The year 1972 in radio involved some significant events.

==Events==
- Two new Top 40 stations launch in major Canadian cities, as CFTR Toronto abandons its simulcast of beautiful music CHFI-FM for Top 40 early in the year, and in Ottawa, CKPM becomes CFGO on June 21.
- June 6 - KPOO-FM signs on in San Francisco, becoming the first black-owned non-commercial radio station in the western United States.
- July 7 – WCBS-FM in New York City debuts its Oldies format.
- August 28 – WOC-FM (103.7 FM) in Davenport, Iowa flips from a format that formatted beautiful music and also simulcasted WOC's AM signal to a contemporary hit radio format, and adopts the call sign KIIK-FM, or KIIK 104 as it would be known to fans. It is the Quad Cities market's first FM top 40 station and – with the advantage of an FM stereo signal – will be the first serious challenge to KSTT (1170 AM), the market's top-rated station at the time. The initial broadcast day was 5 a.m. to 12:30 a.m. before switching to 24 hours shortly after the new format began.
- November 19 – Seán Mac Stíofáin, chief of staff of the Provisional Irish Republican Army, is arrested for membership of the IRA in the Irish Republic after giving an interview on RTÉ's This Week radio programme. Fianna Fáil Minister for Posts and Telegraphs Gerry Collins dismisses the entire RTÉ authority for permitting the broadcast.

===Also===
- Bill and Becky Ann Stewart sell WPBC and WPBC-FM, both of Richfield, Minnesota, to Fairchild Industries. Later that year, both stations become WYOO.
- WDRQ Detroit, having debuted the previous year as a news/talk station, flips to Top 40, as does WAAM in nearby Ann Arbor (dropping its longtime MOR format).

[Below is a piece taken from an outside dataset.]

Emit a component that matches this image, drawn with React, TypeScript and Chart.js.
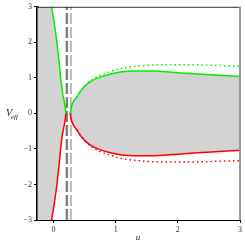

Detroit also loses a Top 40 station on April 25, 1972, as WKNR changes from "Keener 13" to beautiful music as WNIC, simulcast with its FM sister (formerly WKNR-FM).
- NBC sells off their Cleveland radio stations (WKYC-AM and WKYC-FM) to Ohio Communications, headed by Cleveland Indians, Cleveland Cavaliers and Cleveland Arena owner Nick Mileti, and radio executive Jim Embrescia. The stations were renamed "3WE" WWWE-AM and "M105" WWWM-FM, with the AM station attaining flagship rights to the Indians and Cavaliers, and hired pioneering sports/talk host Pete Franklin for "Sportsline."
- Metromedia sells off their Cleveland stations, WHK and WMMS, to the Detroit-based Malrite Communications Group. After protests and pleas from WMMS' devoted following, Malrite vows to maintain the FM stations' progressive rock format, and relocates their corporate headquarters to Cleveland. Farther west in Toledo, progressive rock fans get a Christmas gift as WCWA-FM becomes WIOT-FM on Christmas Day.
- Exiled Guatemalan activist Alaíde Foppa begins hosting Foro de la Mujer ('Women's Forum') on the UNAM radio station in Mexico, giving advice on domestic matters and recipes, addressing topics such as gender-related violence, parental alienation, reproductive rights and women's role in society.

==Debuts==
- 'The Pop Chronicles Presents The Forties' on KSFO.

==Closings==
- April 30 - Arthur Godfrey Time ends after a 27-year run.

==Births==
- January 27 - Wynne Evans, Welsh singer and radio presenter
- March 9 - Spencer Howson, Australian radio announcer
- July 20 - Jay Barker, American and Canadian football player and Birmingham, Alabama radio personality
- November 9 - Doug Russell, American radio personality
- September 8 - Lisa Kennedy Montgomery, American disc jockey and political satirist

==Deaths==
- January 1, Jane Morgan, 92, British-born American actress whose career encompassed concert halls, vaudeville, the legitimate stage, radio, television and film.
- January 10, Al Goodman, 81, American orchestra leader and music director for various radio network shows including The Ziegfeld Follies of the Air (1932), Palmolive Beauty Box Theater (1935–1937), Your Hit Parade (1935–1938), The Fred Allen Show (1945–1949) and his pet program, The Prudential Family.
- September 26, Charles Correll, 82, American radio comedian, best known for his work on the Amos 'n' Andy show with Freeman Gosden
- October 15, Douglas Smith, 48, English radio announcer.
- November 15, Freddie Grisewood, 84, English radio presenter.